Pasó tanto
tiempo, que ya no recuerdo cuándo fue que me empezó a llamar la atención la
seca esterilidad de un cactus que tenemos en el balconcito de casa.
Cada vez que me
tocaba regar las plantas de al lado, y al mirar ese cactus, me venía la idea de
cómo se estaba secando, o cómo dejaba pasar los días con su pinta de nada, con
su tierra sequísima, con sus brazos amarronados.
Su imagen me
servía de imagen real de lo que significaba no dar frutos.

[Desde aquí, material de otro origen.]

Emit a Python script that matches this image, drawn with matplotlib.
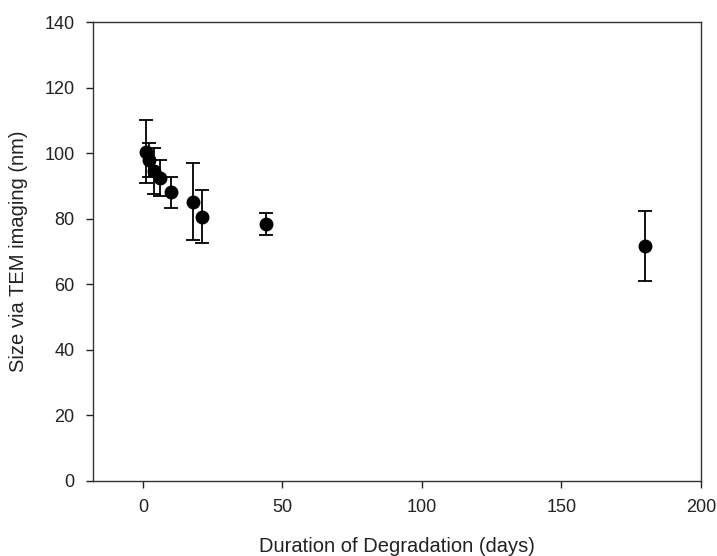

Nunca dejó de
pasarme eso: verlo, y pensar que no cumplía con su función, que no fructificaba,
que no aprovechaba lo que Dios le había dado.
Me molestaba que
cada vez que salía al balcón, se me viniera ese tipo de pensamiento.
Ayer, mi esposa me
llamó para mostrarme cómo había amanecido ayer el cactus. Es difícil describir
el amarillo poderoso de una flor abierta de par en par, y el naranja incipíente
de la segunda gran flor.
Lo que parece
muerto, lo que parece estéril, hay que esperarlo hasta el final. Dios tiene sus
tiempos, así como para una simple planta, también para la aparición de los
frutos eternos en una persona.
Los tiempos los
maneja Él. Pero cuando algo florece, todos disfrutamos.